John D. Cappasola Jr. — President and Chief Executive Officer

Yeah, I think I got the gist of it, Nick. First off, the new prototype design is — we’re at the finish line on that. We’re excited about it. And the additional functionality we’ve added now, given the pandemic and COVID and some of the things that we see moving forward, like the ability to improve throughput as well as pick up at the restaurant level, those things have been integrated along with some smart strategies around the kitchen, that makes that kitchen more scalable to multiple menu of venues ideas that we have like drive-thru-only type of venues that lean into drive-thru and mobile pickup.

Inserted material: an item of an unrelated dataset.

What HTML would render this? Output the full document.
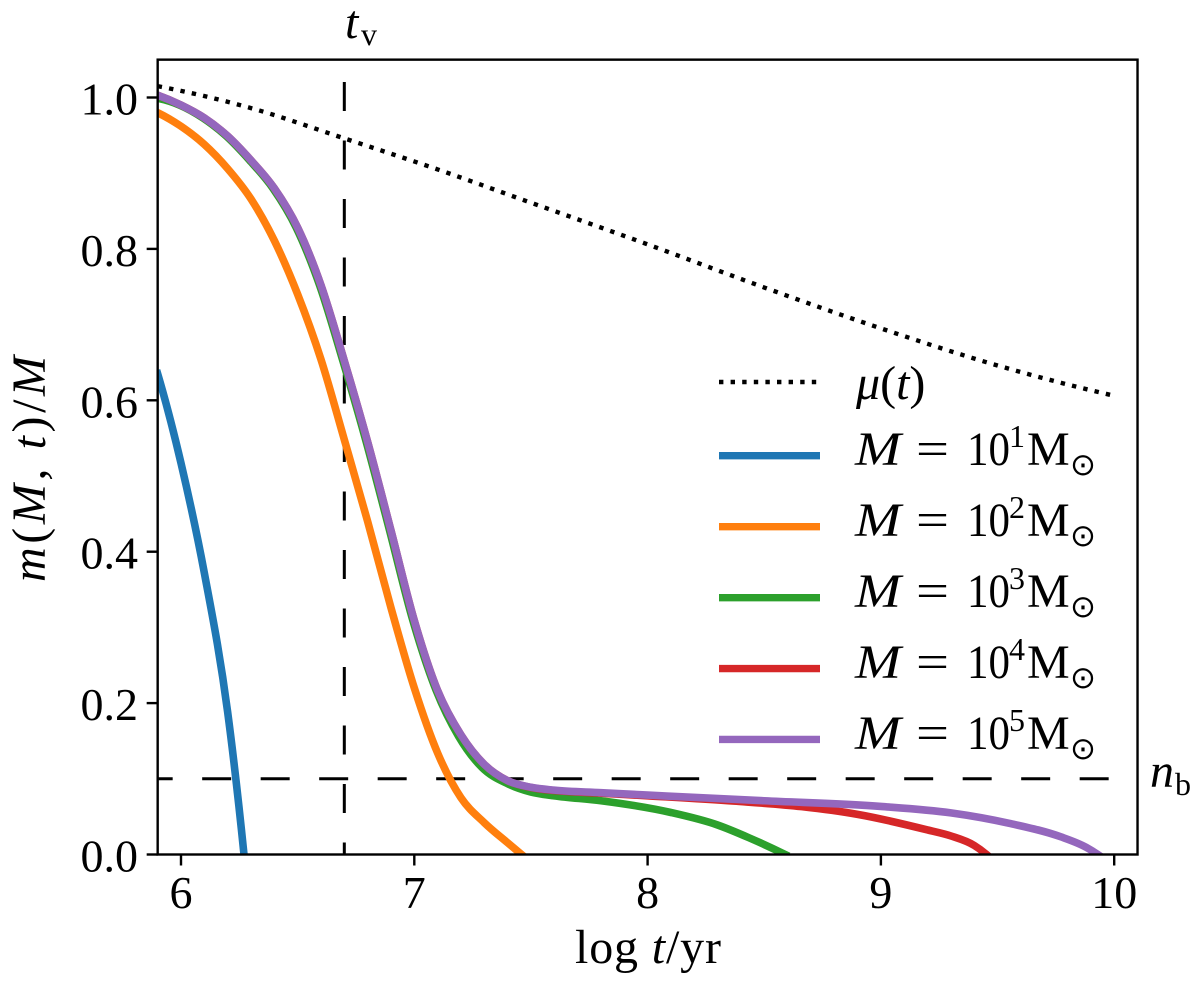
<!DOCTYPE html>
<html>
<head>
<meta charset="utf-8">
<title>m(M,t)/M chart</title>
<style>
html,body{margin:0;padding:0;background:#fff;width:1200px;height:981px;overflow:hidden}
svg{display:block}
text{font-family:"Liberation Serif","DejaVu Serif",serif;fill:#000}
.it{font-style:italic}
.big{font-size:46px}
.lg{font-size:48px}
.sup{font-size:32px}
.sun{font-family:"DejaVu Sans",sans-serif;font-size:31px}
</style>
</head>
<body>
<svg id="chart" width="1200" height="981" viewBox="0 0 1200 981" xmlns="http://www.w3.org/2000/svg">
  <defs>
    <clipPath id="plot-clip"><rect x="157.7" y="60.2" width="980" height="794.5"></rect></clipPath>
  </defs>
  <rect x="0" y="0" width="1200" height="981" fill="#fff"></rect>
  <g id="marks" clip-path="url(#plot-clip)"></g>
  <g id="axes"></g>

  <text class="lg" x="575" y="963" textLength="146" lengthAdjust="spacing">log <tspan class="it">t</tspan>/yr</text>
  <text class="lg" transform="translate(45,582) rotate(-90)" x="0" y="0" textLength="226" lengthAdjust="spacing"><tspan class="it">m</tspan>(<tspan class="it">M, t</tspan>)/<tspan class="it">M</tspan></text>

  <g>
    <text class="lg it" x="345" y="38">t</text>
    <text class="sup" x="361" y="45">v</text>
  </g>
  <g>
    <text class="lg it" x="1150" y="787">n</text>
    <text class="sup" x="1175" y="795">b</text>
  </g>

  <g id="legend">
    <g>
      <line x1="719" x2="817" y1="382" y2="382" stroke="#000" stroke-width="4.4" stroke-dasharray="4.4 7.2"></line>
      <text class="lg" x="856" y="399"><tspan class="it">μ</tspan>(<tspan class="it">t</tspan>)</text>
    </g>
    <g>
      <line x1="719" x2="820" y1="455.7" y2="455.7" stroke="#1f77b4" stroke-width="7.4"></line>
      <text class="lg it" x="855" y="465" textLength="46" lengthAdjust="spacingAndGlyphs">M</text><text class="lg" x="916" y="465" textLength="33" lengthAdjust="spacingAndGlyphs">=</text><text class="lg" x="967" y="465" textLength="43" lengthAdjust="spacingAndGlyphs">10</text><text class="sup" x="1009" y="447">1</text><text class="lg" x="1027" y="465">M</text><text class="sun" x="1070" y="475">⊙</text>
    </g>
    <g>
      <line x1="719" x2="820" y1="526.7" y2="526.7" stroke="#ff7f0e" stroke-width="7.4"></line>
      <text class="lg it" x="855" y="536" textLength="46" lengthAdjust="spacingAndGlyphs">M</text><text class="lg" x="916" y="536" textLength="33" lengthAdjust="spacingAndGlyphs">=</text><text class="lg" x="967" y="536" textLength="43" lengthAdjust="spacingAndGlyphs">10</text><text class="sup" x="1009" y="518">2</text><text class="lg" x="1027" y="536">M</text><text class="sun" x="1070" y="546">⊙</text>
    </g>
    <g>
      <line x1="719" x2="820" y1="597.7" y2="597.7" stroke="#2ca02c" stroke-width="7.4"></line>
      <text class="lg it" x="855" y="607" textLength="46" lengthAdjust="spacingAndGlyphs">M</text><text class="lg" x="916" y="607" textLength="33" lengthAdjust="spacingAndGlyphs">=</text><text class="lg" x="967" y="607" textLength="43" lengthAdjust="spacingAndGlyphs">10</text><text class="sup" x="1009" y="589">3</text><text class="lg" x="1027" y="607">M</text><text class="sun" x="1070" y="617">⊙</text>
    </g>
    <g>
      <line x1="719" x2="820" y1="668.6" y2="668.6" stroke="#d62728" stroke-width="7.4"></line>
      <text class="lg it" x="855" y="678" textLength="46" lengthAdjust="spacingAndGlyphs">M</text><text class="lg" x="916" y="678" textLength="33" lengthAdjust="spacingAndGlyphs">=</text><text class="lg" x="967" y="678" textLength="43" lengthAdjust="spacingAndGlyphs">10</text><text class="sup" x="1009" y="660">4</text><text class="lg" x="1027" y="678">M</text><text class="sun" x="1070" y="688">⊙</text>
    </g>
    <g>
      <line x1="719" x2="820" y1="739.4" y2="739.4" stroke="#9467bd" stroke-width="7.4"></line>
      <text class="lg it" x="855" y="749" textLength="46" lengthAdjust="spacingAndGlyphs">M</text><text class="lg" x="916" y="749" textLength="33" lengthAdjust="spacingAndGlyphs">=</text><text class="lg" x="967" y="749" textLength="43" lengthAdjust="spacingAndGlyphs">10</text><text class="sup" x="1009" y="731">5</text><text class="lg" x="1027" y="749">M</text><text class="sun" x="1070" y="759">⊙</text>
    </g>
  </g>
</svg>
<script>
// ---- chart data ----
const xTicks = [6, 7, 8, 9, 10];
const yTicks = [0, 0.2, 0.4, 0.6, 0.8, 1.0];
const xTickLabels = ['6', '7', '8', '9', '10'];
const yTickLabels = ['0.0', '0.2', '0.4', '0.6', '0.8', '1.0'];

const tVirial = 6.7;
const nBreak = 0.1;

const muLogT = [5.9, 6.3, 6.7, 7.1, 7.5, 8, 8.5, 9, 9.5, 10];
const muValues = [1.015, 0.986, 0.946, 0.905, 0.861, 0.806, 0.749, 0.695, 0.646, 0.606];

const m1LogT = [5.9, 6, 6.1, 6.2, 6.27];
const m1Values = [0.635, 0.517, 0.372, 0.188, 0];

const m2LogT = [5.9, 6, 6.1, 6.2, 6.3, 6.4, 6.5, 6.6, 6.7, 6.8, 6.9, 7, 7.1, 7.2, 7.3, 7.4, 7.46];
const m2Values = [0.98, 0.962, 0.938, 0.906, 0.866, 0.811, 0.74, 0.654, 0.548, 0.44, 0.326, 0.22, 0.134, 0.075, 0.042, 0.0155, 0];

const m3LogT = [5.9, 5.994, 6.094, 6.194, 6.294, 6.394, 6.494, 6.594, 6.694, 6.794, 6.894, 6.994, 7.094, 7.19, 7.29, 7.4, 7.5, 7.6, 7.8, 8.1, 8.3, 8.44, 8.59];
const m3Values = [0.999, 0.99, 0.973, 0.949, 0.917, 0.88, 0.828, 0.752, 0.652, 0.545, 0.428, 0.309, 0.2165, 0.156, 0.115, 0.0935, 0.0825, 0.0775, 0.071, 0.0555, 0.039, 0.0214, 0];

const m4LogT = [5.9, 6, 6.1, 6.2, 6.3, 6.4, 6.5, 6.6, 6.7, 6.8, 6.9, 7, 7.1, 7.2, 7.3, 7.4, 7.5, 7.6, 7.8, 8, 8.37, 8.66, 8.9, 9.2, 9.3, 9.4, 9.453];
const m4Values = [1.003, 0.99, 0.973, 0.949, 0.917, 0.88, 0.828, 0.752, 0.652, 0.545, 0.428, 0.309, 0.2165, 0.158, 0.119, 0.0975, 0.0885, 0.0845, 0.081, 0.0775, 0.0705, 0.0632, 0.053, 0.0324, 0.0245, 0.012, 0];

const m5LogT = [5.9, 6, 6.1, 6.2, 6.3, 6.4, 6.5, 6.6, 6.7, 6.8, 6.9, 7, 7.1, 7.2, 7.3, 7.4, 7.5, 7.6, 7.8, 8, 8.5, 9, 9.3, 9.55, 9.77, 9.88, 9.93];
const m5Values = [1.003, 0.99, 0.973, 0.949, 0.917, 0.88, 0.828, 0.752, 0.652, 0.545, 0.428, 0.309, 0.2165, 0.158, 0.119, 0.0975, 0.0888, 0.085, 0.0817, 0.0785, 0.071, 0.0635, 0.055, 0.0412, 0.0235, 0.0095, 0];

// ---- axis functions ----
function xScale(v) { return 181 + (v - 6) * 233.3; }
function yScale(v) { return 854.5 - v * 757; }

const NS = 'http://www.w3.org/2000/svg';
function svgEl(tag, attrs) {
  const el = document.createElementNS(NS, tag);
  for (const k in attrs) el.setAttribute(k, attrs[k]);
  return el;
}

// smooth cubic path through data points (three-point finite-difference tangents)
function curvePath(xs, ys) {
  const px = xs.map(xScale), py = ys.map(yScale), n = px.length;
  const d = [], m = new Array(n);
  for (let i = 0; i < n - 1; i++) d.push((py[i + 1] - py[i]) / (px[i + 1] - px[i]));
  for (let i = 1; i < n - 1; i++) {
    const h0 = px[i] - px[i - 1], h1 = px[i + 1] - px[i];
    m[i] = (h1 * d[i - 1] + h0 * d[i]) / (h0 + h1);
  }
  m[0] = 2 * d[0] - m[1];
  m[n - 1] = 2 * d[n - 2] - m[n - 2];
  let out = 'M' + px[0].toFixed(2) + ' ' + py[0].toFixed(2);
  for (let i = 0; i < n - 1; i++) {
    const h = (px[i + 1] - px[i]) / 3;
    out += 'C' + (px[i] + h).toFixed(2) + ' ' + (py[i] + m[i] * h).toFixed(2) + ' ' +
      (px[i + 1] - h).toFixed(2) + ' ' + (py[i + 1] - m[i + 1] * h).toFixed(2) + ' ' +
      px[i + 1].toFixed(2) + ' ' + py[i + 1].toFixed(2);
  }
  return out;
}

const marks = document.getElementById('marks');
const axes = document.getElementById('axes');

// reference lines
const vLine = svgEl('line', {
  x1: xScale(tVirial), x2: xScale(tVirial), y1: yScale(1.0205), y2: yScale(0),
  stroke: '#000', 'stroke-width': 3, 'stroke-dasharray': '29 29.5'
});


marks.appendChild(vLine);

const hLine = svgEl('line', {
  x1: xScale(5.84), x2: xScale(10), y1: yScale(nBreak), y2: yScale(nBreak),
  stroke: '#000', 'stroke-width': 3, 'stroke-dasharray': '29 29.5'
});


marks.appendChild(hLine);

// series
const muPath = svgEl('path', {
  d: curvePath(muLogT, muValues), fill: 'none', stroke: '#000',
  'stroke-width': 4.4, 'stroke-dasharray': '4.4 7.2'
});


marks.appendChild(muPath);

const m1Path = svgEl('path', { d: curvePath(m1LogT, m1Values), fill: 'none', stroke: '#1f77b4', 'stroke-width': 7.6, 'stroke-linecap': 'square' });


marks.appendChild(m1Path);

const m2Path = svgEl('path', { d: curvePath(m2LogT, m2Values), fill: 'none', stroke: '#ff7f0e', 'stroke-width': 7.6, 'stroke-linecap': 'square' });


marks.appendChild(m2Path);

const m3Path = svgEl('path', { d: curvePath(m3LogT, m3Values), fill: 'none', stroke: '#2ca02c', 'stroke-width': 7.6, 'stroke-linecap': 'square' });


marks.appendChild(m3Path);

const m4Path = svgEl('path', { d: curvePath(m4LogT, m4Values), fill: 'none', stroke: '#d62728', 'stroke-width': 7.6, 'stroke-linecap': 'square' });


marks.appendChild(m4Path);

const m5Path = svgEl('path', { d: curvePath(m5LogT, m5Values), fill: 'none', stroke: '#9467bd', 'stroke-width': 7.6, 'stroke-linecap': 'square' });


marks.appendChild(m5Path);

// frame
const frame = svgEl('rect', {
  x: xScale(5.9), y: yScale(1.05), width: xScale(10.1) - xScale(5.9), height: yScale(0) - yScale(1.05),
  fill: 'none', stroke: '#000', 'stroke-width': 2.4
});


axes.appendChild(frame);

// x ticks
xTicks.forEach(function (v, i) {
  const t = svgEl('line', { x1: xScale(v), x2: xScale(v), y1: yScale(0), y2: yScale(0) + 11, stroke: '#000', 'stroke-width': 2.4 });
  
  
  axes.appendChild(t);
  const l = svgEl('text', { x: xScale(v), y: 908, 'text-anchor': 'middle', 'class': 'big' });
  l.textContent = xTickLabels[i];
  
  
  axes.appendChild(l);
});

// y ticks
yTicks.forEach(function (v, i) {
  const t = svgEl('line', { x1: xScale(5.9) - 11, x2: xScale(5.9), y1: yScale(v), y2: yScale(v), stroke: '#000', 'stroke-width': 2.4 });
  
  
  axes.appendChild(t);
  const l = svgEl('text', { x: 138, y: yScale(v) + 17, 'text-anchor': 'end', 'class': 'big' });
  l.textContent = yTickLabels[i];
  
  
  axes.appendChild(l);
});
</script>
</body>
</html>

So we’re right at the finish line on that and now we’re back casting a lot of that back into, one, our remodel program, and then, two, into menu of venues. So, as we enter into 2021, we’re going to have a real concept there that will be considered as we’re hunting real estate, both company and franchise, as well as thinking about opening new restaurants in the next three to five years. So will it be beneficial? We believe it will be, because the menu of venues initiatives, as I said, it’s designed for us to be able to get into real estate like conversions and other opportunities, maybe smaller parcels of land, and infill scenarios that we couldn’t necessarily penetrate with a standard drive-thru prototype that we’ve typically built. So we’re going to have more opportunities there that we believe will lead to additional access for us on the real estate front and for our franchisees, that should lead to more growth obviously.

The remodel, we continue to believe that, that remodel strategy is very promising and it could be — it should be a really good use of capital to drive sustainable revenue growth and returns among the fleet, not to mention just improving the guest experience with the brand. So we are continuing to refine and test remodel as we speak. We completed four remodels at the end of 2019, beginning of 2020, with a focus on really trying to understand the impact of various consumer-facing elements. And we saw strong top-line results in those restaurants. And so, then obviously we paused because of the pandemic for a few months, but we are back on track here, and we are going to be doing four additional remodels here in Q4 with a focus on now the learnings from that first phase, streamlining costs, minimizing downtime, and really optimizing consumer-facing elements.

And in general, we view success as AUV growth in the double-digit area. So that’s what we’re targeting. And then in 2021, we’ll take these learnings, we’ll do more remodels in 2021, and you’re probably looking at — our goal was, assuming everything goes well, having more of a system-level program entering 2022 and that would certainly be our goal as we think about the success we could have from some of these remodels — these additional remodel tests in 2021.

Nick Setyan — Wedbush Securities — Analyst

Thanks. And on labor, given the fact that, particularly a lot of the municipalities in California are already ahead of the mandates. Are we in the eight or ninth innings of the minimum wage that went with your California footprint?

Steven L. Brake — Executive Vice President and Chief Financial Officer

Yeah, we’re getting past the middle innings. That said, it is still a minority of municipalities that have already hit 15. It’s definitely a minority of our California footprint. So there is $2 to go the next two years in most of our California restaurants. So that’s our current reality.

Nick Setyan — Wedbush Securities — Analyst

Thank you.

Operator

There are no further questions at this time. I would like to turn the floor back over to management for closing comments.

John D. Cappasola Jr. — President and Chief Executive Officer

Okay. Thank you, operator. Well, we wish you all the best. Thank you for your interest in Del Taco and taking time with us today about the brand, and we look forward to sharing our progress on future calls. Have a great day.